- **DESCRIPTION OF THE TASK**:
Pictures should be excluded; otherwise, copy every entry exactly.
#####
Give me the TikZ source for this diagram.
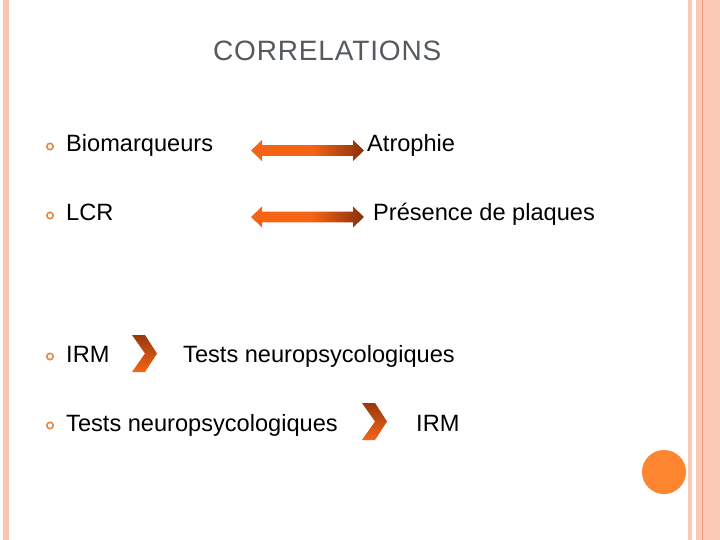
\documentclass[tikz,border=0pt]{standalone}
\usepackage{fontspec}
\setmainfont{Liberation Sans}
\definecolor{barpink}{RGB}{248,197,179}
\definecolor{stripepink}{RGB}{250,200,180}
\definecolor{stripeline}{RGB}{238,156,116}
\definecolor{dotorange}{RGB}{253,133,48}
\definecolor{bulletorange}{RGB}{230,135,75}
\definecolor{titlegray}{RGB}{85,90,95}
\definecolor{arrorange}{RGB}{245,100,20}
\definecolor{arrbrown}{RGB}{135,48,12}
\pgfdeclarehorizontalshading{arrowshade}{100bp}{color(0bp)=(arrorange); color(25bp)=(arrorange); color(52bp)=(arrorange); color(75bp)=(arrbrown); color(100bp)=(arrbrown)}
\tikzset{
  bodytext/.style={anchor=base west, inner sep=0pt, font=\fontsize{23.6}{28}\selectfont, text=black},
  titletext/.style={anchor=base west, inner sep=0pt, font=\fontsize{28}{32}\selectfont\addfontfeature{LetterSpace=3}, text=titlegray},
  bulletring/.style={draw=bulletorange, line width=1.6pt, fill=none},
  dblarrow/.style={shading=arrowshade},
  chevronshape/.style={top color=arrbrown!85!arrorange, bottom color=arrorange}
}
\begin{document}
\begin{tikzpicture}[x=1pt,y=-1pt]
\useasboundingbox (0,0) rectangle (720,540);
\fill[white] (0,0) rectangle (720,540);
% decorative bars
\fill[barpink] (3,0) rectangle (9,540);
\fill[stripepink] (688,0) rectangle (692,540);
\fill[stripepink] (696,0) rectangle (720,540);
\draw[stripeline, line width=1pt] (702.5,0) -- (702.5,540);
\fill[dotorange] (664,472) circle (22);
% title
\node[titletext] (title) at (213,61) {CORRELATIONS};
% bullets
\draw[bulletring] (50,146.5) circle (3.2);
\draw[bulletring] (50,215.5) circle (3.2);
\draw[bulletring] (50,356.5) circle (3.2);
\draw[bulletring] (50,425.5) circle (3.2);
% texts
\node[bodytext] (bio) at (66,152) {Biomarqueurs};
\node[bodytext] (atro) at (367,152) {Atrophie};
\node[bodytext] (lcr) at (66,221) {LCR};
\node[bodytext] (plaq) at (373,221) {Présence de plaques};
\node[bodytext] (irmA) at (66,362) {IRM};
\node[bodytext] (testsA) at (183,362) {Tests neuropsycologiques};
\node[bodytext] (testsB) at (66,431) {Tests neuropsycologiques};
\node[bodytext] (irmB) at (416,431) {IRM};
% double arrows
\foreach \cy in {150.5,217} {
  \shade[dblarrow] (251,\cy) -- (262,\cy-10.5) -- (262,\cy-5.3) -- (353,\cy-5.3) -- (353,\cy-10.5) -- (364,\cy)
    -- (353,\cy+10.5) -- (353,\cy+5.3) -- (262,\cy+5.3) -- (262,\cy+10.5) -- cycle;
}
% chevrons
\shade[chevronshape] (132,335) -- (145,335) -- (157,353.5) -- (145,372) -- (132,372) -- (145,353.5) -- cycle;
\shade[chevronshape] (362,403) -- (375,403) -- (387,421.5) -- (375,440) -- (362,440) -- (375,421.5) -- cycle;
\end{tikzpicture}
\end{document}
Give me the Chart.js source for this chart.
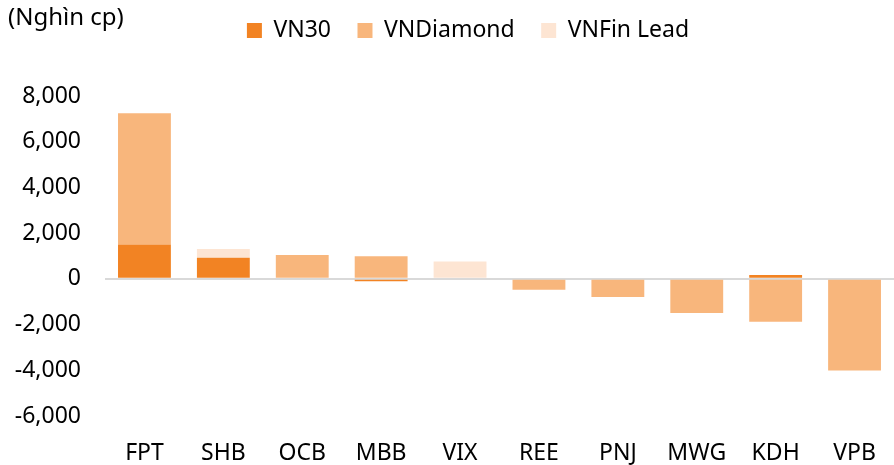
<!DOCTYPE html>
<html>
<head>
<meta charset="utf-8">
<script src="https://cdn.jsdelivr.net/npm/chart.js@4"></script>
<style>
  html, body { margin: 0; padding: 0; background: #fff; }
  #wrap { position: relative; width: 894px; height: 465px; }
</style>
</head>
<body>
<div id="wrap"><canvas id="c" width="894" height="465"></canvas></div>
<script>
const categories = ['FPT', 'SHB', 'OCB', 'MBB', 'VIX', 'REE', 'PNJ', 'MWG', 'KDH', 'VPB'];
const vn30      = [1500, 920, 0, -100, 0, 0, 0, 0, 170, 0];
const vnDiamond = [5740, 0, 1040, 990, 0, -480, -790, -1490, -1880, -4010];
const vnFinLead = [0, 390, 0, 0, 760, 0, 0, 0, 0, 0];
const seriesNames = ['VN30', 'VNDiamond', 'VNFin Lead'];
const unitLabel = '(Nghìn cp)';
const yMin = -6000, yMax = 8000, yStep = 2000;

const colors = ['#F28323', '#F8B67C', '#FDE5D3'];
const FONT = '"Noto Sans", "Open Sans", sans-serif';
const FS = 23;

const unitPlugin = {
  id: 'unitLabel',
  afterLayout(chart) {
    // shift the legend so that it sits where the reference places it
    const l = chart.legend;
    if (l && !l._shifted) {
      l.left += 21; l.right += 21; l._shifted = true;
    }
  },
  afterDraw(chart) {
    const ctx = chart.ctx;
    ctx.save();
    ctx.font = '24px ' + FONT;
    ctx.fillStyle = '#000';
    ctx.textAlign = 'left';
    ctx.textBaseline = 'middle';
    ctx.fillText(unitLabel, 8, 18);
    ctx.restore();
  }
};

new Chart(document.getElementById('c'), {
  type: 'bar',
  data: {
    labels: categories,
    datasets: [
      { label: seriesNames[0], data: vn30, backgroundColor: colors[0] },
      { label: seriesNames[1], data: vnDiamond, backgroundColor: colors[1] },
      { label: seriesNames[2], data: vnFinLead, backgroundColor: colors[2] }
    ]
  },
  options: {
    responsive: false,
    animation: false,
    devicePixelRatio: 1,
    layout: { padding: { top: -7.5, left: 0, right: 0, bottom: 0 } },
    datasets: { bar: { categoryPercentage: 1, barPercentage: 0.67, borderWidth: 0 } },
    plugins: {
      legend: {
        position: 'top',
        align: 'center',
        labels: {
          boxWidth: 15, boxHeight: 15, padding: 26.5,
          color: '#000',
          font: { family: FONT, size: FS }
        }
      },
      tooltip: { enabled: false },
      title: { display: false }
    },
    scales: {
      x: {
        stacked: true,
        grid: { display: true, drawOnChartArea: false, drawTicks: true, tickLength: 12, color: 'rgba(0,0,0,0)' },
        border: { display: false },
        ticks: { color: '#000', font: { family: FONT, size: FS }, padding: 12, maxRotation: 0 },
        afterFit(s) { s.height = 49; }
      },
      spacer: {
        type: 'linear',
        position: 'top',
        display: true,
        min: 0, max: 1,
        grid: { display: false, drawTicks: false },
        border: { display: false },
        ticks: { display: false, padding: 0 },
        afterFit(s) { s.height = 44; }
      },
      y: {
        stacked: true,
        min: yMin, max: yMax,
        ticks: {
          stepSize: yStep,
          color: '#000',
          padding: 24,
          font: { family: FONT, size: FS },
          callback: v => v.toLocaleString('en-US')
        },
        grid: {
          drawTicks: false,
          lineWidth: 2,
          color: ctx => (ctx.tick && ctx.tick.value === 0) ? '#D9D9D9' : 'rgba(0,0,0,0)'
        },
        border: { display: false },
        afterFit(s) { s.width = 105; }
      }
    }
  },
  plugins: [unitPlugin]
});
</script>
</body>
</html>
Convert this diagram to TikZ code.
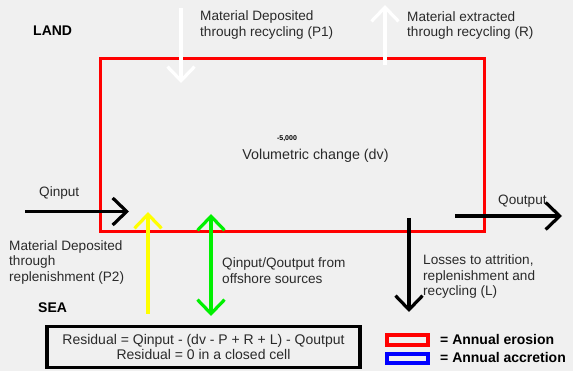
#####
- **ANSWER TO THE PROBLEM**:
Give me the TikZ source for this diagram.
\documentclass[tikz,border=0pt]{standalone}
\usepackage{fontspec}
\setmainfont{Liberation Sans}
\definecolor{barpink}{RGB}{248,197,179}
\definecolor{stripepink}{RGB}{250,200,180}
\definecolor{stripeline}{RGB}{238,156,116}
\definecolor{dotorange}{RGB}{253,133,48}
\definecolor{bulletorange}{RGB}{230,135,75}
\definecolor{titlegray}{RGB}{85,90,95}
\definecolor{arrorange}{RGB}{245,100,20}
\definecolor{arrbrown}{RGB}{135,48,12}
\pgfdeclarehorizontalshading{arrowshade}{100bp}{color(0bp)=(arrorange); color(25bp)=(arrorange); color(52bp)=(arrorange); color(75bp)=(arrbrown); color(100bp)=(arrbrown)}
\tikzset{
  bodytext/.style={anchor=base west, inner sep=0pt, font=\fontsize{23.6}{28}\selectfont, text=black},
  titletext/.style={anchor=base west, inner sep=0pt, font=\fontsize{28}{32}\selectfont\addfontfeature{LetterSpace=3}, text=titlegray},
  bulletring/.style={draw=bulletorange, line width=1.6pt, fill=none},
  dblarrow/.style={shading=arrowshade},
  chevronshape/.style={top color=arrbrown!85!arrorange, bottom color=arrorange}
}
\begin{document}
\begin{tikzpicture}[x=1pt,y=-1pt]
\useasboundingbox (0,0) rectangle (720,540);
\fill[white] (0,0) rectangle (720,540);
% decorative bars
\fill[barpink] (3,0) rectangle (9,540);
\fill[stripepink] (688,0) rectangle (692,540);
\fill[stripepink] (696,0) rectangle (720,540);
\draw[stripeline, line width=1pt] (702.5,0) -- (702.5,540);
\fill[dotorange] (664,472) circle (22);
% title
\node[titletext] (title) at (213,61) {CORRELATIONS};
% bullets
\draw[bulletring] (50,146.5) circle (3.2);
\draw[bulletring] (50,215.5) circle (3.2);
\draw[bulletring] (50,356.5) circle (3.2);
\draw[bulletring] (50,425.5) circle (3.2);
% texts
\node[bodytext] (bio) at (66,152) {Biomarqueurs};
\node[bodytext] (atro) at (367,152) {Atrophie};
\node[bodytext] (lcr) at (66,221) {LCR};
\node[bodytext] (plaq) at (373,221) {Présence de plaques};
\node[bodytext] (irmA) at (66,362) {IRM};
\node[bodytext] (testsA) at (183,362) {Tests neuropsycologiques};
\node[bodytext] (testsB) at (66,431) {Tests neuropsycologiques};
\node[bodytext] (irmB) at (416,431) {IRM};
% double arrows
\foreach \cy in {150.5,217} {
  \shade[dblarrow] (251,\cy) -- (262,\cy-10.5) -- (262,\cy-5.3) -- (353,\cy-5.3) -- (353,\cy-10.5) -- (364,\cy)
    -- (353,\cy+10.5) -- (353,\cy+5.3) -- (262,\cy+5.3) -- (262,\cy+10.5) -- cycle;
}
% chevrons
\shade[chevronshape] (132,335) -- (145,335) -- (157,353.5) -- (145,372) -- (132,372) -- (145,353.5) -- cycle;
\shade[chevronshape] (362,403) -- (375,403) -- (387,421.5) -- (375,440) -- (362,440) -- (375,421.5) -- cycle;
\end{tikzpicture}
\end{document}
Give me the Chart.js source for this chart.
<!DOCTYPE html>
<html>
<head>
<meta charset="utf-8">
<script src="https://cdn.jsdelivr.net/npm/chart.js@4"></script>
<style>
  html, body { margin: 0; padding: 0; background: #fff; }
  #wrap { position: relative; width: 894px; height: 465px; }
</style>
</head>
<body>
<div id="wrap"><canvas id="c" width="894" height="465"></canvas></div>
<script>
const categories = ['FPT', 'SHB', 'OCB', 'MBB', 'VIX', 'REE', 'PNJ', 'MWG', 'KDH', 'VPB'];
const vn30      = [1500, 920, 0, -100, 0, 0, 0, 0, 170, 0];
const vnDiamond = [5740, 0, 1040, 990, 0, -480, -790, -1490, -1880, -4010];
const vnFinLead = [0, 390, 0, 0, 760, 0, 0, 0, 0, 0];
const seriesNames = ['VN30', 'VNDiamond', 'VNFin Lead'];
const unitLabel = '(Nghìn cp)';
const yMin = -6000, yMax = 8000, yStep = 2000;

const colors = ['#F28323', '#F8B67C', '#FDE5D3'];
const FONT = '"Noto Sans", "Open Sans", sans-serif';
const FS = 23;

const unitPlugin = {
  id: 'unitLabel',
  afterLayout(chart) {
    // shift the legend so that it sits where the reference places it
    const l = chart.legend;
    if (l && !l._shifted) {
      l.left += 21; l.right += 21; l._shifted = true;
    }
  },
  afterDraw(chart) {
    const ctx = chart.ctx;
    ctx.save();
    ctx.font = '24px ' + FONT;
    ctx.fillStyle = '#000';
    ctx.textAlign = 'left';
    ctx.textBaseline = 'middle';
    ctx.fillText(unitLabel, 8, 18);
    ctx.restore();
  }
};

new Chart(document.getElementById('c'), {
  type: 'bar',
  data: {
    labels: categories,
    datasets: [
      { label: seriesNames[0], data: vn30, backgroundColor: colors[0] },
      { label: seriesNames[1], data: vnDiamond, backgroundColor: colors[1] },
      { label: seriesNames[2], data: vnFinLead, backgroundColor: colors[2] }
    ]
  },
  options: {
    responsive: false,
    animation: false,
    devicePixelRatio: 1,
    layout: { padding: { top: -7.5, left: 0, right: 0, bottom: 0 } },
    datasets: { bar: { categoryPercentage: 1, barPercentage: 0.67, borderWidth: 0 } },
    plugins: {
      legend: {
        position: 'top',
        align: 'center',
        labels: {
          boxWidth: 15, boxHeight: 15, padding: 26.5,
          color: '#000',
          font: { family: FONT, size: FS }
        }
      },
      tooltip: { enabled: false },
      title: { display: false }
    },
    scales: {
      x: {
        stacked: true,
        grid: { display: true, drawOnChartArea: false, drawTicks: true, tickLength: 12, color: 'rgba(0,0,0,0)' },
        border: { display: false },
        ticks: { color: '#000', font: { family: FONT, size: FS }, padding: 12, maxRotation: 0 },
        afterFit(s) { s.height = 49; }
      },
      spacer: {
        type: 'linear',
        position: 'top',
        display: true,
        min: 0, max: 1,
        grid: { display: false, drawTicks: false },
        border: { display: false },
        ticks: { display: false, padding: 0 },
        afterFit(s) { s.height = 44; }
      },
      y: {
        stacked: true,
        min: yMin, max: yMax,
        ticks: {
          stepSize: yStep,
          color: '#000',
          padding: 24,
          font: { family: FONT, size: FS },
          callback: v => v.toLocaleString('en-US')
        },
        grid: {
          drawTicks: false,
          lineWidth: 2,
          color: ctx => (ctx.tick && ctx.tick.value === 0) ? '#D9D9D9' : 'rgba(0,0,0,0)'
        },
        border: { display: false },
        afterFit(s) { s.width = 105; }
      }
    }
  },
  plugins: [unitPlugin]
});
</script>
</body>
</html>
Convert this diagram to TikZ code.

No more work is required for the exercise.